ClickedLinkEvent.create({ from: 'abc', to: '123' }, function(err) {
assert.ifError(err);
var product = { product: '00000000000000000000000c' };
PurchasedEvent.create(product, function(err) {
assert.ifError(err);
Event.find({}, function(error, events) {
assert.ifError(error);
// Got back both events!
assert.equal(events.length, 2);
assert.equal(events[0].kind, 'ClickedLink');
assert.equal(events[1].kind, 'Purchased');
// `from` field gets pulled in too
assert.equal(events[0].from, 'abc');
example2();
});
});
});
For instance, if you were to look at the 'events' collection in MongoDB after running the above code, you'd see:
> db.events.find().pretty()
{
"_id" : ObjectId("55afdeeb3b91d05562821ab4"),
"from" : "abc",
"to" : "123",
"kind" : "ClickedLink",
"time" : ISODate("2015-07-22T18:20:27.248Z"),
"__v" : 0
}
{
"_id" : ObjectId("55afdeeb3b91d05562821ab5"),
"product" : ObjectId("00000000000000000000000c"),
"kind" : "Purchased",
"time" : ISODate("2015-07-22T18:20:27.378Z"),
"__v" : 0
}
However, if you use the ClickedLinkEvent
discriminator to query, you'll get
back just the documents that have kind === 'ClickedLink'
.
ClickedLinkEvent.find({}, function(error, events) {
assert.ifError(error);
assert.equal(events.length, 1);
assert.equal(events[0].kind, 'ClickedLink');
assert.equal(events[0].from, 'abc');
});
Using the Aggregation Framework
In mongoose, aggregations are discriminator-aware, so you can do tasks like 'find the most commonly purchased products' without even being aware of the discriminator's existence.

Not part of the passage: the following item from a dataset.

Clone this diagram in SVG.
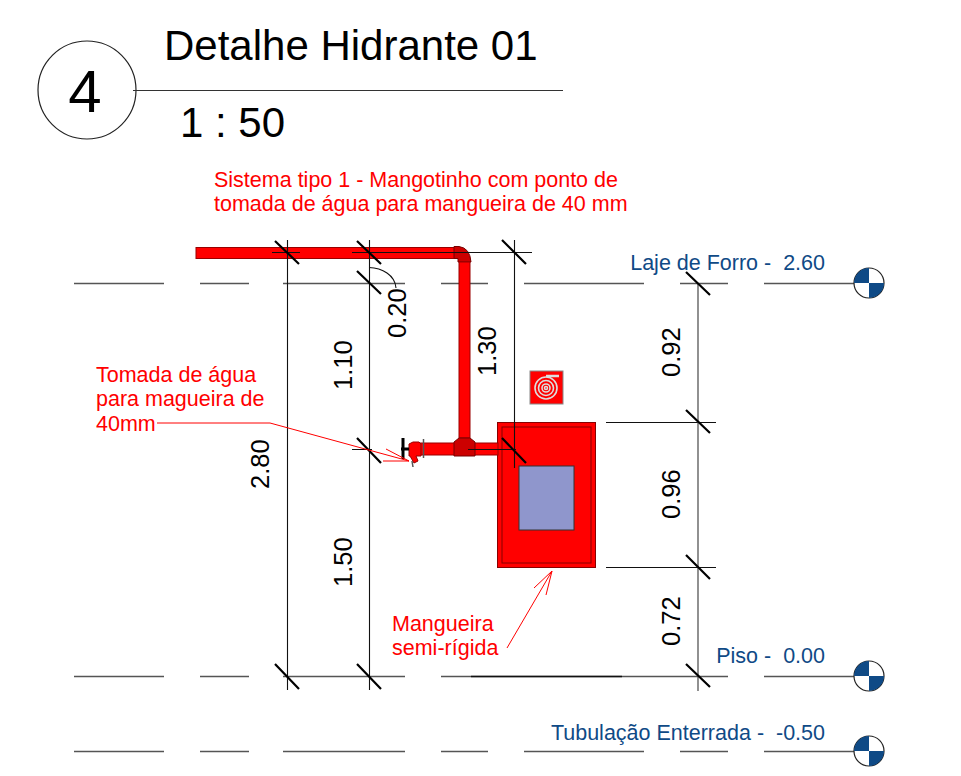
<svg xmlns="http://www.w3.org/2000/svg" width="961" height="776" viewBox="0 0 961 776">
<style>
text{font-family:"Liberation Sans",Arial,sans-serif;white-space:pre}
.lv{stroke:#555;stroke-width:1.3;fill:none}
.dim{stroke:#111;stroke-width:1.1;fill:none}
.tick{stroke:#000;stroke-width:2.2;fill:none}
.red{fill:#f00;font-size:21.5px}
.blue{fill:#0f4a86;font-size:21.5px}
.dt{fill:#000;font-size:25.500px}
.pipe{fill:#f00;stroke:#900;stroke-width:1}
.dk{fill:#c00;stroke:#700;stroke-width:1}
.ann{stroke:#f00;stroke-width:1;fill:none}
</style>
<defs>
<g id="lvl"><circle r="15" fill="#fff" stroke="#222" stroke-width="1.2"/><path d="M0 0V-15A15 15 0 0 0-15 0ZM0 0V15A15 15 0 0 0 15 0Z" fill="#0f4a86"/></g>
</defs>
<g id="title">
<circle cx="87" cy="90" r="49" fill="#fff" stroke="#222" stroke-width="1.2"/>
<text x="85" y="112" font-size="60" text-anchor="middle" fill="#000">4</text>
<line x1="133" y1="90.500" x2="563" y2="90.500" stroke="#333" stroke-width="1.2"/>
<text x="164" y="60" font-size="42" fill="#000">Detalhe Hidrante 01</text>
<text x="180" y="137" font-size="42" fill="#000">1 : 50</text>
</g>
<g id="levels">
<path class="lv" d="M74 283.500H164M200 283.500H249M283 283.500H405M441 283.500H488M524 283.500H644M680 283.500H728M764 283.500H855"/>
<path class="lv" d="M74 676.500H164M200 676.500H249M283 676.500H405M441 676.500H728M764 676.500H855"/>
<path d="M471 676.500H622" stroke="#111" stroke-width="1.300"/>
<path class="lv" d="M74 751.500H164M200 751.500H249M283 751.500H405M441 751.500H488M524 751.500H644M680 751.500H728M764 751.500H855"/>
</g>
<g id="level-laje"><use href="#lvl" x="869" y="283"/><text class="blue" x="825" y="270" text-anchor="end">Laje de Forro -  2.60</text></g>
<g id="level-piso"><use href="#lvl" x="869" y="676"/><text class="blue" x="825" y="663" text-anchor="end">Piso -  0.00</text></g>
<g id="level-tub"><use href="#lvl" x="869" y="751"/><text class="blue" x="825" y="740" text-anchor="end">Tubulação Enterrada -  -0.50</text></g>
<g id="hose-cabinet">
<rect x="497.500" y="422.500" width="98" height="145" fill="#f00" stroke="#800" stroke-width="1"/>
<rect x="502" y="427" width="89" height="136" fill="none" stroke="#800" stroke-width="1"/>
<rect x="519" y="466" width="55" height="64" fill="#8f96cc" stroke="#333" stroke-width="1"/>
</g>
<g id="hose-sign">
<rect x="530" y="371" width="33" height="33" fill="#f00" stroke="#888" stroke-width="1"/>
<g fill="none" stroke="#ddd" stroke-width="1.600"><circle cx="546" cy="388" r="11"/><circle cx="546" cy="388" r="7.500"/><circle cx="546" cy="388" r="4"/><circle cx="546" cy="388" r="1.500"/><path d="M546 376H559" stroke-width="2.500"/></g>
</g>
<g id="pipes">
<rect class="pipe" x="196" y="247.500" width="259" height="11"/>
<path class="dk" d="M454 246.500H459Q470 248 471 262H458V258.500H454Z"/>
<path class="pipe" d="M459 262H470V438H459Z"/>
<rect class="pipe" x="420" y="443" width="78" height="12"/>
<path class="dk" d="M454 442L459 438H470L475 442V456H454Z"/>
<path class="pipe" d="M409 444L413 442H419L421 444V456H416L418 461L414 463L410 456H409Z"/>
<path d="M423.500 439V458" stroke="#555" stroke-width="1.500"/>
<path d="M403 438V459M401 449H409" stroke="#000" stroke-width="3" fill="none"/>
<path d="M412 461L413 467" stroke="#555" stroke-width="1.500"/>
</g>
<g id="connectors">
<path class="dim" d="M287.500 240V690M369.500 240V690M514.500 240V468M352 252.500H532M272 252.500H300M352 449.500H372M468 449.500H516M606 422.500H716M606 567.500H716"/>
<path d="M698 283V691" stroke="#555" stroke-width="1.300" fill="none"/>
<path class="dim" stroke-width="0.800" d="M369 267.500C382 268 395 275 396 288"/>
<path class="tick" d="M275 241L299 264M275 664L299 689M357 241L381 264M357 271L381 294M357 438L381 463M357 664L381 689M502 240L526 264M502 438L526 463M686 272L710 295M686 410L710 433M686 555L710 579M686 664L710 687"/>
<text class="dt" transform="translate(269 489) rotate(-90)">2.80</text>
<text class="dt" transform="translate(352 390) rotate(-90)">1.10</text>
<text class="dt" transform="translate(352 587) rotate(-90)">1.50</text>
<text class="dt" transform="translate(406 338) rotate(-90)">0.20</text>
<text class="dt" transform="translate(496 376) rotate(-90)">1.30</text>
<text class="dt" transform="translate(680 377) rotate(-90)">0.92</text>
<text class="dt" transform="translate(680 519) rotate(-90)">0.96</text>
<text class="dt" transform="translate(680 646) rotate(-90)">0.72</text>
</g>
<g id="annotations">
<text class="red" x="214" y="187">Sistema tipo 1 - Mangotinho com ponto de</text>
<text class="red" x="214" y="211">tomada de água para mangueira de 40 mm</text>
<text class="red" x="96" y="382">Tomada de água</text>
<text class="red" x="96" y="406">para magueira de</text>
<text class="red" x="96" y="431">40mm</text>
<path class="ann" d="M157 423H270L409 461M386 449L409 461L383 461"/>
<text class="red" x="392" y="631">Mangueira</text>
<text class="red" x="392" y="655">semi-rígida</text>
<path class="ann" d="M507 648L552 571M534 588L552 571L546 595"/>
</g>
</svg>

// Get back top 5 most purchased products
PurchasedEvent.aggregate([
{ $group: { _id: '$product', count: { $inc: 1 } } },
{ $sort: { count: -1 } },
{ $limit: 5 }
], callback);
However, you have the additional ability to switch back and forth between
aggregating across all events versus aggregating across just PurchasedEvent
documents without any joins. For instance, suppose you wanted to compare the
number of users that purchased product 00000000000000000000000c
and the
number of users that visited the page /product/00000000000000000000000c
. You
can achieve this with a single aggregation:
Event.aggregate([
{
$match: {
$or: [
{ kind: 'ClickedLink', to: '/product/00000000000000000000000c' },
{ kind: 'Purchased', product: mongoose.Types.ObjectId('00000000000000000000000c') }
]
}
},
{
$group: {
_id: '$kind',
count: { $sum: 1 }
}
}
]);
Conclusion
Discriminators are a powerful mongoose feature that enable you to store
similar documents in the same collection with different schema constraints.
They are often handy in situations when you're tempted to just use a Mixed
type and bypass validation entirely. In particular, for applications like events
tracking and user permissions, discriminators can be indispensable.